If this sounds like a female-centric version of Peter Berg’s Very Bad Things, you’re in the right ballpark, but Rough Night is playing about four different sports simultaneously. Downs and Aniello’s script uses the male entertainer’s body as a Bernie Lomax-style comedic prop rather than presenting him as an actual human being who just, you know, died. Jess is worried about her budding political career (the wardrobe team essentially bought a “Sexy Hillary Clinton” costume at Halloween Adventure for Johansson to wear), Blair could lose her kid at a custody hearing, and Frankie’s on her last strike before seeing Orange is the New Black played out in real time. Alice is the only one whose stakes aren’t fully defined, but her dearth of tangible consequences supports that character’s standing as the needy milquetoast of the bunch. There are a few moments early on when Rough Night almost fools you into believing there may be actual penalties for the women’s actions, but once the weirdo swingers next door (Ty Burrell and Demi Moore) need to be distracted so the bachelorette party can retrieve security footage of their crime, it becomes crystal clear that Aniello’s crafted nothing more than a screwball farce of escalating calamities.

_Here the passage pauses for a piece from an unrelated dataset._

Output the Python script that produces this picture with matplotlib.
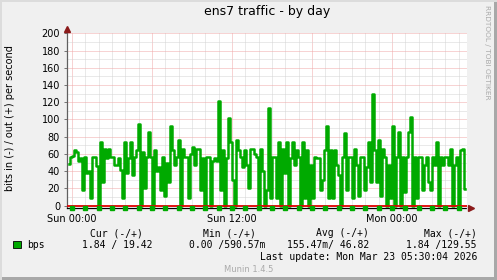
import numpy as np
import matplotlib
matplotlib.use("Agg")
import matplotlib.pyplot as plt
from matplotlib.patches import Rectangle

# outbound bits per second, one sample every 9 minutes
out_part1 = [48, 57, 58, 65, 62, 52, 55, 18, 57, 38, 40, 9, 56, 56, 46, 0, 74, 28, 66, 55,
             66, 57, 57, 47, 47, 55, 41, 9, 74, 38, 55, 74, 36, 57, 65, 95, 0, 62, 20, 57,
             85, 57, 0, 65, 40, 45, 18, 57, 11, 49, 28]
out_part2 = [93, 65, 47, 56, 76, 0, 66, 57, 57, 9, 60, 68, 47, 66, 66, 18, 55, 0, 57, 57,
             0, 52, 55, 52, 121, 18, 65, 0, 55, 102, 74, 30, 0, 76, 65, 57, 45, 65, 47, 20,
             66, 66, 60, 57, 0, 66, 40, 0, 18, 113]
out_part3 = [9, 57, 57, 9, 74, 0, 66, 38, 74, 0, 55, 74, 47, 65, 57, 0, 74, 9, 65, 0,
             47, 9, 57, 55, 55, 18, 30, 65, 93, 9, 65, 9, 65, 47, 36, 0, 56, 84, 18, 56,
             56, 9, 66, 47, 11, 56, 56, 18, 45, 74]
out_part4 = [28, 129.55, 65, 28, 76, 11, 66, 56, 0, 47, 9, 93, 0, 57, 86, 0, 56, 16, 56, 86,
             103, 0, 56, 9, 56, 56, 18, 47, 56, 28, 18, 56, 47, 74, 0, 56, 47, 56, 56, 47,
             66, 0, 47, 56, 0, 65, 66, 19.42]
out_bps = np.array(out_part1 + out_part2 + out_part3 + out_part4)

# hours relative to Sun 00:00
t_start = -0.225
t_step = 0.15
hours = t_start + t_step * np.arange(len(out_bps))

x_ticks = [0, 12, 24]
x_labels = ["Sun 00:00", "Sun 12:00", "Mon 00:00"]
y_ticks = list(range(0, 201, 20))

W, H = 497, 280
fig = plt.figure(figsize=(W / 100, H / 100), dpi=100)
fig.patch.set_facecolor("#F0F0F0")

# frame of the rrdtool image
fig.add_artist(Rectangle((0, 0), 1, 3 / H, transform=fig.transFigure, color="#A8A8A8", lw=0))
fig.add_artist(Rectangle((1 - 3 / W, 0), 3 / W, 1, transform=fig.transFigure, color="#A8A8A8", lw=0))
fig.add_artist(Rectangle((0, 1 - 2 / H), 1, 2 / H, transform=fig.transFigure, color="#DCDCDC", lw=0))
fig.add_artist(Rectangle((0, 0), 2 / W, 1, transform=fig.transFigure, color="#DCDCDC", lw=0))

ax_left, ax_right, ax_top, ax_bot = 67, 467, 33.3, 207.5
ax = fig.add_axes([ax_left / W, 1 - ax_bot / H, (ax_right - ax_left) / W, (ax_bot - ax_top) / H])
ax.set_facecolor("white")

ax.set_xlim(-0.375, 29.625)
ax.set_ylim(-2.1, 200)

dots = (0, (1, 1))
for h in range(0, 30):
    col = "#F0A8A8" if h % 6 == 0 else "#D4D4D4"
    ax.axvline(h, color=col, lw=0.72, ls=dots, zorder=1)
for v in range(0, 201, 10):
    col = "#F0A8A8" if v % 20 == 0 else "#D4D4D4"
    ax.axhline(v, color=col, lw=0.72, ls=dots, zorder=1)

ax.plot(hours, out_bps, color="#00AA00", lw=1.8, drawstyle="steps-mid", zorder=3)
ax.axhline(0, color="#E00000", lw=1.3, zorder=4)

for s in ["top", "right"]:
    ax.spines[s].set_visible(False)
ax.spines["left"].set_color("#606060")
ax.spines["left"].set_linewidth(0.9)
ax.spines["bottom"].set_color("black")
ax.spines["bottom"].set_linewidth(0.9)
ax.spines["bottom"].set_linestyle(dots)

# hour marks on the time axis
ax.plot(np.arange(0, 30), np.full(30, -2.1), ls="none", marker="s", ms=2.6,
        color="#00AA00", clip_on=False, zorder=5)

# axis arrows
ax.plot([-0.375], [205], marker="^", ms=4, color="#8B1A1A", clip_on=False, zorder=6)
ax.plot([29.9], [-2.1], marker=">", ms=4, color="#8B1A1A", clip_on=False, zorder=6)

ax.set_xticks(x_ticks)
ax.set_xticklabels(x_labels)
ax.set_yticks(y_ticks)
ax.tick_params(axis="x", length=0, pad=5, labelsize=7, colors="black")
ax.tick_params(axis="y", length=2, width=0.6, pad=3, labelsize=7, color="#606060", labelcolor="black")

fig.text(0.5 * (ax_left + ax_right) / W, 1 - 12 / H, "ens7 traffic - by day",
         ha="center", va="center", fontsize=9)
fig.text(10 / W, 1 - 118 / H, "bits in (-) / out (+) per second",
         rotation=90, ha="center", va="center", fontsize=7)
fig.text(487 / W, 1 - 5 / H, "RRDTOOL / TOBI OETIKER", rotation=270,
         ha="center", va="top", fontsize=5.3, color="#AAAAAA")

mono = dict(family="DejaVu Sans Mono", fontsize=7, va="center")
row1, row2, row3 = 233, 245, 257
fig.text(143 / W, 1 - row1 / H, "Cur (-/+)", ha="right", **mono)
fig.text(256 / W, 1 - row1 / H, "Min (-/+)", ha="right", **mono)
fig.text(369 / W, 1 - row1 / H, "Avg (-/+)", ha="right", **mono)
fig.text(477 / W, 1 - row1 / H, "Max (-/+)", ha="right", **mono)

fig.add_artist(Rectangle((13 / W, 1 - 248 / H), 8 / W, 7 / H, transform=fig.transFigure,
                         facecolor="#00AA00", edgecolor="black", lw=0.6))
fig.text(27 / W, 1 - row2 / H, "bps", ha="left", **mono)
fig.text(152 / W, 1 - row2 / H, "1.84 / 19.42", ha="right", **mono)
fig.text(265 / W, 1 - row2 / H, "0.00 /590.57m", ha="right", **mono)
fig.text(369 / W, 1 - row2 / H, "155.47m/ 46.82", ha="right", **mono)
fig.text(477 / W, 1 - row2 / H, "1.84 /129.55", ha="right", **mono)
fig.text(477 / W, 1 - row3 / H, "Last update: Mon Mar 23 05:30:04 2026", ha="right", **mono)

fig.text(224 / W, 1 - 269 / H, "Munin 1.4.5", ha="left", va="center",
         fontsize=6, color="#AAAAAA")

fig.savefig("out.png", dpi=100, facecolor=fig.get_facecolor())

None of this is to say the movie doesn’t have stuff on its mind. Rough Night paints Jess’ fiancée (played by Downs) as a beta doormat whose “wine tasting with the boys” bachelor soiree stands in stark contrast to the ladies’ nasty night of hard drugs and involuntary manslaughter. When Jess calls home and her panic is misinterpreted as cold feet, her beau’s bros (including anti-comedy genius Eric André) gather ‘round like a comforting knitting circle, all offering support and the bizarre suggestion to wear an adult diaper and drive from their safe suburban home to Miami, all while pounding energy drinks and generic Russian Adderall. It’s hard to tell if this is meant as a commentary on doting Millennial men swapping domestic positions with their empowered better halves, but the B-Plot has an odd, point-and-laugh quality that might’ve owned a stronger thematic argument had the screenplay been given just one last polish. That said, it is pretty swell to have the most tender romantic relationship be shared by two bisexual women – a crafty bit of representation that feels organic instead of showy progressive shoehorning.
Truth be told, these outwardly conflicting intents may make for a tonally unfocused mess, but Rough Night is never boring, switching gears at the drop of a dime while McKinnon garbles an Aussie accent and offers up a perfectly timed mugging whenever the movie calls for it. Cinematographer Sean Porter (Green Room, 20th Century Women) paints every scene in bright whites and Elmore Leonard pastels, with eye-catching hints of neon dropped into the corners. We never doubt for a second that these reveling ladies are going to get away with dumping fake ass Magic Mike into the Atlantic, but (in fairness) punishment may not be the point of this breezy 100-minute exercise. Even the title implies that Downs and Aniello’s characters are going to wake up with nothing more than a wicked hangover and a story to soften with their significant others, as only the participants know how wild their girls’ night out actually got. It’s a manic whirlwind of cocaine and dead sex workers, wrapped up in a bow and ushering the audience out to the bar so that they can wreak some havoc of their own with their besties. Even the coda is a winking acknowledgment that safety is found in friends, despite the fact they might be your worst guides once the liquor starts to flow.